* _Directions_
Find every line containing the word "Output" in the records below; report only how many there are.

* _Given entries_

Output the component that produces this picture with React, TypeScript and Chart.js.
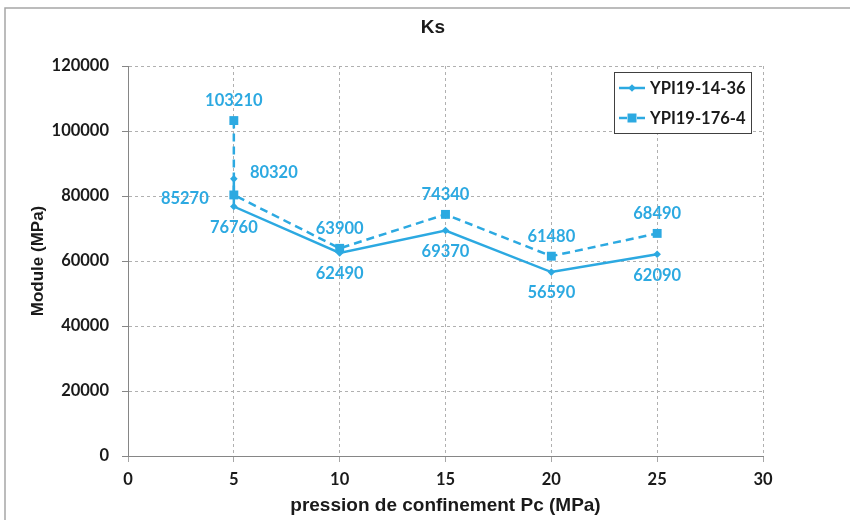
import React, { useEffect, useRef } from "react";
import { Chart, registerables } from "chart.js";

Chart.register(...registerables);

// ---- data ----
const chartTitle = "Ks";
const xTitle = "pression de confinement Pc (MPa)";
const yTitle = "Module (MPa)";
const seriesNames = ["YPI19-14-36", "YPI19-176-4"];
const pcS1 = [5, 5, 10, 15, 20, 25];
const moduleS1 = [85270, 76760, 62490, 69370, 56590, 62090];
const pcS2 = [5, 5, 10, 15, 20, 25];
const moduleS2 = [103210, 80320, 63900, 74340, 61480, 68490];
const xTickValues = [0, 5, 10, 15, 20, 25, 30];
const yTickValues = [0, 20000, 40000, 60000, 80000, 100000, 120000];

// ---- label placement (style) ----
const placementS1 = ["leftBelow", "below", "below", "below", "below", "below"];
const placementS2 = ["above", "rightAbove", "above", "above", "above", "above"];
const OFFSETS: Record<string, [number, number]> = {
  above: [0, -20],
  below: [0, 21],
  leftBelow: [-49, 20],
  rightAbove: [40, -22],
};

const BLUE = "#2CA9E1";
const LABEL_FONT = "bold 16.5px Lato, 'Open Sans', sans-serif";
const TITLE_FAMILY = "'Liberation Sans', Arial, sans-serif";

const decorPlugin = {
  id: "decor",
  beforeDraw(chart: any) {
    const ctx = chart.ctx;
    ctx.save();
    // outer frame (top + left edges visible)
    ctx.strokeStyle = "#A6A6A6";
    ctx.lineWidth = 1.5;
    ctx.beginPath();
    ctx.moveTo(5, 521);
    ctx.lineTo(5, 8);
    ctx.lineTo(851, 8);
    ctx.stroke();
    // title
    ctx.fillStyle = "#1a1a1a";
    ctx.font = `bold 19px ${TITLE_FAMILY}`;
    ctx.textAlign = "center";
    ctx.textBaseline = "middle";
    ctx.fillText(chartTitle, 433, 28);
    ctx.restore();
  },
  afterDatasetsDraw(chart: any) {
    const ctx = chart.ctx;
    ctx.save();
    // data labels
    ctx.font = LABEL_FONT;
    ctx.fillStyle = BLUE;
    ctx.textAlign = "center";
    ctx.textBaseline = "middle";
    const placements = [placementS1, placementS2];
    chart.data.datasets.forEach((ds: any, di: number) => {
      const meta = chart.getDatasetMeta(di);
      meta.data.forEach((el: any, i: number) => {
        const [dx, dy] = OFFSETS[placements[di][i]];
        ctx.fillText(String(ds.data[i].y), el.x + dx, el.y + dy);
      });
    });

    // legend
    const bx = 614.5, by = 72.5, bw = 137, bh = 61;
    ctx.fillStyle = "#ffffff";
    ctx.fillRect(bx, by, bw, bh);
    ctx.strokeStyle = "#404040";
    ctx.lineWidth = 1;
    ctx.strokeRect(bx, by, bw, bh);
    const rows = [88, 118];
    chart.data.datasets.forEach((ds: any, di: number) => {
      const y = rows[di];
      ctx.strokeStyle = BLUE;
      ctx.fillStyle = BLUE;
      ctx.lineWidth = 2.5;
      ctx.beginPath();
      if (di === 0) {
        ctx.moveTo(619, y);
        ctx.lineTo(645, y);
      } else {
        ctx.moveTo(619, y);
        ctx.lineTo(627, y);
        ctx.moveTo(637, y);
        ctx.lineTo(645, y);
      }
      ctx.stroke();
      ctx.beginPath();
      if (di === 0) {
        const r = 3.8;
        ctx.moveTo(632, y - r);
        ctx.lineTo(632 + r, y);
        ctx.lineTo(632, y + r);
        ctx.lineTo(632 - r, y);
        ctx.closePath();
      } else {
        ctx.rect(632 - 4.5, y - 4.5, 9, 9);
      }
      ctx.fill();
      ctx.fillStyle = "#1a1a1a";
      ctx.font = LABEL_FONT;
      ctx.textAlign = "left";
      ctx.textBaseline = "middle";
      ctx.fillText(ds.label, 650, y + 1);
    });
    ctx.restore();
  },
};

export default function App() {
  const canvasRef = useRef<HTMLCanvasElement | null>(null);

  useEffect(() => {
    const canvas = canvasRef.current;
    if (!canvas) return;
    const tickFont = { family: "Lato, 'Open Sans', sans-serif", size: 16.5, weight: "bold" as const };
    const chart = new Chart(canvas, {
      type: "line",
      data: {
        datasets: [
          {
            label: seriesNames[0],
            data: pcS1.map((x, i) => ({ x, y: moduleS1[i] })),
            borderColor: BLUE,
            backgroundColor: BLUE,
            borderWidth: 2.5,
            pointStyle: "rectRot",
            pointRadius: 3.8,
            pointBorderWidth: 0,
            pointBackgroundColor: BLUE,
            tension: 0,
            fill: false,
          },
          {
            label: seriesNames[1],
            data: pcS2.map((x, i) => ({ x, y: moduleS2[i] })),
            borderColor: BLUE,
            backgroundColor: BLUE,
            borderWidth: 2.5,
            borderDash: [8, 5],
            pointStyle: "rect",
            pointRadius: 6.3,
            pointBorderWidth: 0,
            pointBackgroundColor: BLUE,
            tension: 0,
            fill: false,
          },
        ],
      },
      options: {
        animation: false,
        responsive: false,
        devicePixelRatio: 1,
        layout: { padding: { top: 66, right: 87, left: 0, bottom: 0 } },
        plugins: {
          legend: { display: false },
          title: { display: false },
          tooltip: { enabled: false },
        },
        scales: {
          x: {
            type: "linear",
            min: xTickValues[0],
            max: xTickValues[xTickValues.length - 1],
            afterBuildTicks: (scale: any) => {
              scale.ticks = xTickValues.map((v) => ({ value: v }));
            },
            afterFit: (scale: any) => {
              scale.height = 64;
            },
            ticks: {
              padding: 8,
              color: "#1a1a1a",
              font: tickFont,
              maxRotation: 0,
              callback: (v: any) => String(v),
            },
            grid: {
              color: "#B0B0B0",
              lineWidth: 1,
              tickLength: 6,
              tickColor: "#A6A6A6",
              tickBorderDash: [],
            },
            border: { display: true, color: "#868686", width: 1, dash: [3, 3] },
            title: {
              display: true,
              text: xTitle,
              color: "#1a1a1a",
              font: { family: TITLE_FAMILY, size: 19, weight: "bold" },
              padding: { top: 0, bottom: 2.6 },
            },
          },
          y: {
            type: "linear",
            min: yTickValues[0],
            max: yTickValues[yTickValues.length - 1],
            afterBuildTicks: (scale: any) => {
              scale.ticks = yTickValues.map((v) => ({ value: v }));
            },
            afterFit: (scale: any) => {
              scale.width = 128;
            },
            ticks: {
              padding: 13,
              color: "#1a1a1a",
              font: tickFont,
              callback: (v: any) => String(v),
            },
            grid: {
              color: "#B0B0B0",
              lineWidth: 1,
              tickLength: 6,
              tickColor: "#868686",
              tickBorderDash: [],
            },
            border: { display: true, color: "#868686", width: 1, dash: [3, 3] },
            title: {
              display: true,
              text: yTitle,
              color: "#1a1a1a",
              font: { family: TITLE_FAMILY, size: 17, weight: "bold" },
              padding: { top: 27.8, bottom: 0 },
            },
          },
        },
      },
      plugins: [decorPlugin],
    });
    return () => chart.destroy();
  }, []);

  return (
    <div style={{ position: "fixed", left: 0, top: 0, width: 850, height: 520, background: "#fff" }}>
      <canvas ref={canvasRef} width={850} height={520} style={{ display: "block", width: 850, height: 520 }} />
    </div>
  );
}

---

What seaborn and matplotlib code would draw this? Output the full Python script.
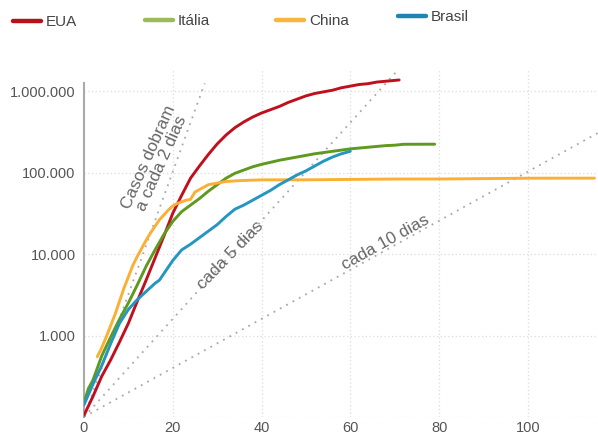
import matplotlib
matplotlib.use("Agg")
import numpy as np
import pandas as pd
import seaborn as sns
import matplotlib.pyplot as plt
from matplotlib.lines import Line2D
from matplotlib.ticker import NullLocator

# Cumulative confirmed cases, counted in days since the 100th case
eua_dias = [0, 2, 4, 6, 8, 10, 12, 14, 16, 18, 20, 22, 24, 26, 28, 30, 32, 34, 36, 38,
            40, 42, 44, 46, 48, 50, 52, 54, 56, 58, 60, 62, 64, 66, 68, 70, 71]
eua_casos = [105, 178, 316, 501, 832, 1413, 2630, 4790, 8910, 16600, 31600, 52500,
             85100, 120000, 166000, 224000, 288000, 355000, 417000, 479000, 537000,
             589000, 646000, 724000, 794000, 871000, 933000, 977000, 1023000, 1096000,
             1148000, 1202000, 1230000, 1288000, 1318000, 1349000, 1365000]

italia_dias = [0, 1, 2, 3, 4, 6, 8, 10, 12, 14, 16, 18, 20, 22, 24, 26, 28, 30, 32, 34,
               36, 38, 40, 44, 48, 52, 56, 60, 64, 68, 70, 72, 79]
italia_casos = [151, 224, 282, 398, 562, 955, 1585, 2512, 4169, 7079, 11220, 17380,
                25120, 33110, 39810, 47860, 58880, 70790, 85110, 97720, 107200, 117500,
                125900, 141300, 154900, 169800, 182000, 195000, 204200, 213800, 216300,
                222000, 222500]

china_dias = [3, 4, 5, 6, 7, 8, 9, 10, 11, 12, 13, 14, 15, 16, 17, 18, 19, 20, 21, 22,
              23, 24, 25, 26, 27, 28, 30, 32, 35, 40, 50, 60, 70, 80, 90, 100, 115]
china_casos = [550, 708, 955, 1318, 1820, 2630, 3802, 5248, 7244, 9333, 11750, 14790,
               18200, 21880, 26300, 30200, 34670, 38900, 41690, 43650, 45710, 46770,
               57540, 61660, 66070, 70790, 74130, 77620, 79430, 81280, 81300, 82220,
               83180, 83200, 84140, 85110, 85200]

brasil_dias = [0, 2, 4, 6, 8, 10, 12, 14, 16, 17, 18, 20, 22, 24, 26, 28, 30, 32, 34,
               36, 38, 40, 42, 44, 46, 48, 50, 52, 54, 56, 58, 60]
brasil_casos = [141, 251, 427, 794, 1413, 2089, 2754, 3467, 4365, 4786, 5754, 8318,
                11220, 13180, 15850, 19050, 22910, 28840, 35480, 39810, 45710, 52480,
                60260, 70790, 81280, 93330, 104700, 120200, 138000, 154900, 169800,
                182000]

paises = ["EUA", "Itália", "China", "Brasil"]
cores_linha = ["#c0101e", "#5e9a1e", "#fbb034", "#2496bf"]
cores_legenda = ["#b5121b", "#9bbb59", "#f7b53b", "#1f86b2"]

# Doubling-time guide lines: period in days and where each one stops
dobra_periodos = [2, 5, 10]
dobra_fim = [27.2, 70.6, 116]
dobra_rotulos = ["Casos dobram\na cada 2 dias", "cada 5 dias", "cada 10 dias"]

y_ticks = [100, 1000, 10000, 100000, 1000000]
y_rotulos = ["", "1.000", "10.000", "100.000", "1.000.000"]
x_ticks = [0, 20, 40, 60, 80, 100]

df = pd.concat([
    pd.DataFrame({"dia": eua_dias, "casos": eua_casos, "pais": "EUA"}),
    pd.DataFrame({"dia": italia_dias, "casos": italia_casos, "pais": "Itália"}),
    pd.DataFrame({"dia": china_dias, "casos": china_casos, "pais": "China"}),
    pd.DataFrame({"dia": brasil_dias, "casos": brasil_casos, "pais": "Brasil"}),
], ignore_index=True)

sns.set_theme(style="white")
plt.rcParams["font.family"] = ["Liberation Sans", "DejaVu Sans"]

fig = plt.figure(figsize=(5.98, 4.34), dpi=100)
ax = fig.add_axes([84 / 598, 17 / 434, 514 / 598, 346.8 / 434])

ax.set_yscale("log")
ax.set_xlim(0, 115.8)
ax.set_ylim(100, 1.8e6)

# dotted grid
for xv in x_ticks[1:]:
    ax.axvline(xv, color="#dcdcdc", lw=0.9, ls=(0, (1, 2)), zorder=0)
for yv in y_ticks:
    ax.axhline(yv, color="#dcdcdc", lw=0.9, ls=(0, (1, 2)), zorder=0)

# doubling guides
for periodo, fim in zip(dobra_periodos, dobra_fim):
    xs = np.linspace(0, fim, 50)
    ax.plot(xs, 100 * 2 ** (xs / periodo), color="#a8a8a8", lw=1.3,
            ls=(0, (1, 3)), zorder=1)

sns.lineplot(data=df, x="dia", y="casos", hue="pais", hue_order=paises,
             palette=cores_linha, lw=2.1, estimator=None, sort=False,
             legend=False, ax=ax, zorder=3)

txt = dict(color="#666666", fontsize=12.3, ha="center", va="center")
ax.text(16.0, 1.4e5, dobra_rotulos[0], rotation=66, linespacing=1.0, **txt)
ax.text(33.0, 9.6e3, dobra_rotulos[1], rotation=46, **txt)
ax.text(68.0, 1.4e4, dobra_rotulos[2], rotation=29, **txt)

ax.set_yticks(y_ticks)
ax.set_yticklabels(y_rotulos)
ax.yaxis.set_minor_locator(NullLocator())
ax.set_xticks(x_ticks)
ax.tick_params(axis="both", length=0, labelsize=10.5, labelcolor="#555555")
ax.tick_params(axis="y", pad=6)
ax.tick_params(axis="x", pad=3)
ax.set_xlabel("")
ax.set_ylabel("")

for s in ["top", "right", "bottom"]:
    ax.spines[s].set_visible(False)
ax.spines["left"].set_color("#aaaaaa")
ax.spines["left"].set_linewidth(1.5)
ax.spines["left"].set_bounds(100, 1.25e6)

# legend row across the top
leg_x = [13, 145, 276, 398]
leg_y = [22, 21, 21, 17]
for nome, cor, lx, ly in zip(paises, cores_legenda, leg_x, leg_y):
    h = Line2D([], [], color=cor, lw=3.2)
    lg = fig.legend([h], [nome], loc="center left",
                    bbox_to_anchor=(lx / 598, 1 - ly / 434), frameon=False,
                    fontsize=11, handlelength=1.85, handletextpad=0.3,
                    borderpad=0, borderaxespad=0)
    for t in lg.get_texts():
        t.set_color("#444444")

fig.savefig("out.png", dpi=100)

* _Final result_
2